### Directions
Transcribe the records exactly. Pictures do not belong in the transcription.

### Rows
****************************************

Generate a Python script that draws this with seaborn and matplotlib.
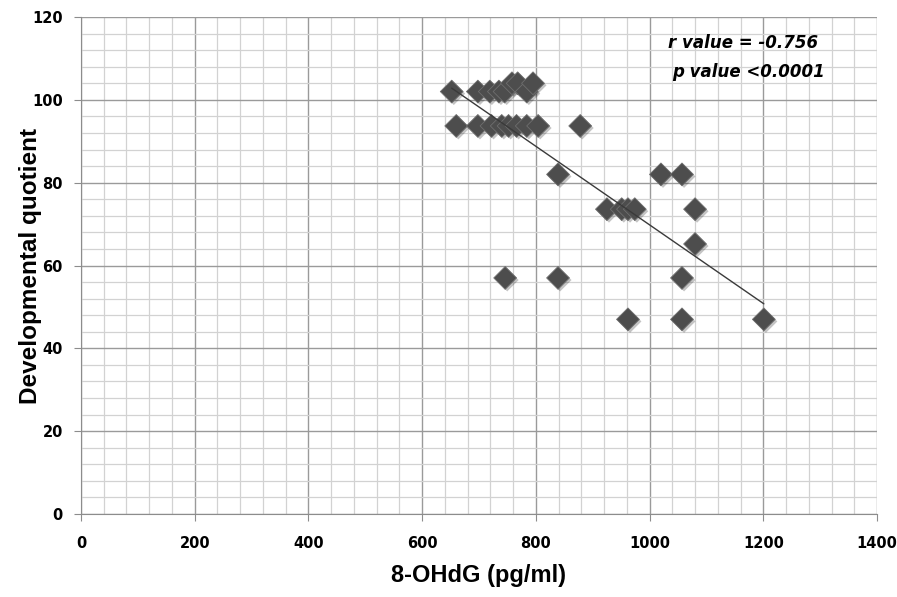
import seaborn as sns
import matplotlib.pyplot as plt
import matplotlib.patheffects as pe
import pandas as pd
from matplotlib.ticker import MultipleLocator

# values
ohdg = [652, 698, 719, 735, 745, 758, 768, 784, 795,
        660, 698, 722, 740, 752, 766, 784, 804, 878,
        839, 1020, 1057,
        925, 951, 962, 974, 1080,
        1080,
        746, 839, 1057,
        962, 1057, 1201]
dq = [102, 102, 102, 102, 102, 104, 104, 102, 104,
      93.7, 93.7, 93.7, 93.7, 93.7, 93.7, 93.7, 93.7, 93.7,
      82, 82, 82,
      73.6, 73.6, 73.6, 73.6, 73.6,
      65.2,
      57, 57, 57,
      47, 47, 47]

x_ticks = [0, 200, 400, 600, 800, 1000, 1200, 1400]
y_ticks = [0, 20, 40, 60, 80, 100, 120]


def main():
    data = pd.DataFrame({"8-OHdG": ohdg, "DQ": dq})

    sns.set_style("white")
    plt.rcParams['font.family'] = ['DejaVu Sans']
    fig = plt.figure(figsize=(8.97, 5.97), dpi=100)
    ax = fig.add_axes([0.0903, 0.139, 0.8874, 0.8325])

    ax.set_xlim(0, 1400)
    ax.set_ylim(0, 120)
    ax.set_xticks(x_ticks)
    ax.set_yticks(y_ticks)
    ax.xaxis.set_minor_locator(MultipleLocator(40))
    ax.yaxis.set_minor_locator(MultipleLocator(4))
    ax.grid(which="minor", color="#d2d2d2", linewidth=0.9)
    ax.grid(which="major", color="#9a9a9a", linewidth=1.0)
    ax.set_axisbelow(True)

    sns.regplot(x="8-OHdG", y="DQ", data=data, ax=ax, ci=None, marker="D",
                scatter_kws={"s": 135, "color": "#4d4d4d", "edgecolor": "#6e6e6e",
                             "linewidths": 0.6, "alpha": 1, "zorder": 3,
                             "path_effects": [pe.SimplePatchShadow(offset=(1.5, -1.5), alpha=0.25),
                                              pe.Normal()]},
                line_kws={"color": "#3a3a3a", "linewidth": 1.0, "zorder": 4})

    for side in ["top", "right"]:
        ax.spines[side].set_visible(False)
    for side in ["left", "bottom"]:
        ax.spines[side].set_color("#8c8c8c")

    ax.tick_params(axis="both", which="major", length=5, color="#8c8c8c",
                   direction="out", bottom=True, left=True, labelsize=10.5,
                   labelcolor="black")
    ax.tick_params(axis="x", pad=11)
    ax.tick_params(axis="y", pad=8)
    for lab in ax.get_xticklabels() + ax.get_yticklabels():
        lab.set_fontweight("bold")

    ax.set_xlabel("8-OHdG (pg/ml)", fontsize=17, fontweight="bold", color="black",
                  family="Liberation Sans")
    ax.set_ylabel("Developmental quotient", fontsize=17.5, fontweight="bold", color="black",
                  family="Liberation Sans")
    ax.xaxis.set_label_coords(0.5, -0.1)
    ax.yaxis.set_label_coords(-0.049, 0.5)

    ax.text(1032, 113.7, "r value = -0.756", fontsize=12, fontweight="bold",
            style="italic", va="center", color="black")
    ax.text(1040, 106.7, "p value <0.0001", fontsize=12, fontweight="bold",
            style="italic", va="center", color="black")

    fig.savefig("out.png", dpi=100)


if __name__ == "__main__":
    main()
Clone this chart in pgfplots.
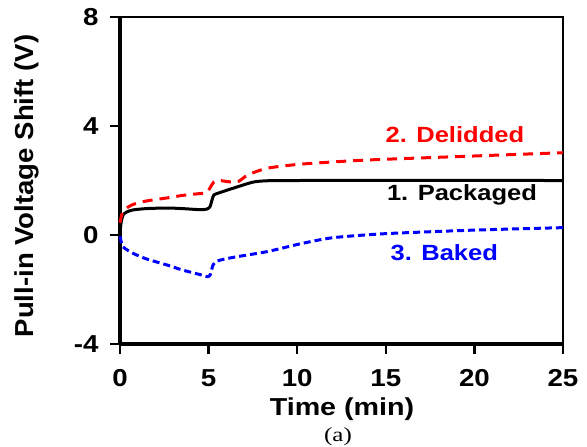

****************************************

### Exercise output
Generate a Python script that draws this with seaborn and matplotlib.
import seaborn as sns
import matplotlib.pyplot as plt
import matplotlib.patheffects as pe
import pandas as pd
from matplotlib.ticker import MultipleLocator

# values
ohdg = [652, 698, 719, 735, 745, 758, 768, 784, 795,
        660, 698, 722, 740, 752, 766, 784, 804, 878,
        839, 1020, 1057,
        925, 951, 962, 974, 1080,
        1080,
        746, 839, 1057,
        962, 1057, 1201]
dq = [102, 102, 102, 102, 102, 104, 104, 102, 104,
      93.7, 93.7, 93.7, 93.7, 93.7, 93.7, 93.7, 93.7, 93.7,
      82, 82, 82,
      73.6, 73.6, 73.6, 73.6, 73.6,
      65.2,
      57, 57, 57,
      47, 47, 47]

x_ticks = [0, 200, 400, 600, 800, 1000, 1200, 1400]
y_ticks = [0, 20, 40, 60, 80, 100, 120]


def main():
    data = pd.DataFrame({"8-OHdG": ohdg, "DQ": dq})

    sns.set_style("white")
    plt.rcParams['font.family'] = ['DejaVu Sans']
    fig = plt.figure(figsize=(8.97, 5.97), dpi=100)
    ax = fig.add_axes([0.0903, 0.139, 0.8874, 0.8325])

    ax.set_xlim(0, 1400)
    ax.set_ylim(0, 120)
    ax.set_xticks(x_ticks)
    ax.set_yticks(y_ticks)
    ax.xaxis.set_minor_locator(MultipleLocator(40))
    ax.yaxis.set_minor_locator(MultipleLocator(4))
    ax.grid(which="minor", color="#d2d2d2", linewidth=0.9)
    ax.grid(which="major", color="#9a9a9a", linewidth=1.0)
    ax.set_axisbelow(True)

    sns.regplot(x="8-OHdG", y="DQ", data=data, ax=ax, ci=None, marker="D",
                scatter_kws={"s": 135, "color": "#4d4d4d", "edgecolor": "#6e6e6e",
                             "linewidths": 0.6, "alpha": 1, "zorder": 3,
                             "path_effects": [pe.SimplePatchShadow(offset=(1.5, -1.5), alpha=0.25),
                                              pe.Normal()]},
                line_kws={"color": "#3a3a3a", "linewidth": 1.0, "zorder": 4})

    for side in ["top", "right"]:
        ax.spines[side].set_visible(False)
    for side in ["left", "bottom"]:
        ax.spines[side].set_color("#8c8c8c")

    ax.tick_params(axis="both", which="major", length=5, color="#8c8c8c",
                   direction="out", bottom=True, left=True, labelsize=10.5,
                   labelcolor="black")
    ax.tick_params(axis="x", pad=11)
    ax.tick_params(axis="y", pad=8)
    for lab in ax.get_xticklabels() + ax.get_yticklabels():
        lab.set_fontweight("bold")

    ax.set_xlabel("8-OHdG (pg/ml)", fontsize=17, fontweight="bold", color="black",
                  family="Liberation Sans")
    ax.set_ylabel("Developmental quotient", fontsize=17.5, fontweight="bold", color="black",
                  family="Liberation Sans")
    ax.xaxis.set_label_coords(0.5, -0.1)
    ax.yaxis.set_label_coords(-0.049, 0.5)

    ax.text(1032, 113.7, "r value = -0.756", fontsize=12, fontweight="bold",
            style="italic", va="center", color="black")
    ax.text(1040, 106.7, "p value <0.0001", fontsize=12, fontweight="bold",
            style="italic", va="center", color="black")

    fig.savefig("out.png", dpi=100)


if __name__ == "__main__":
    main()
Clone this chart in pgfplots.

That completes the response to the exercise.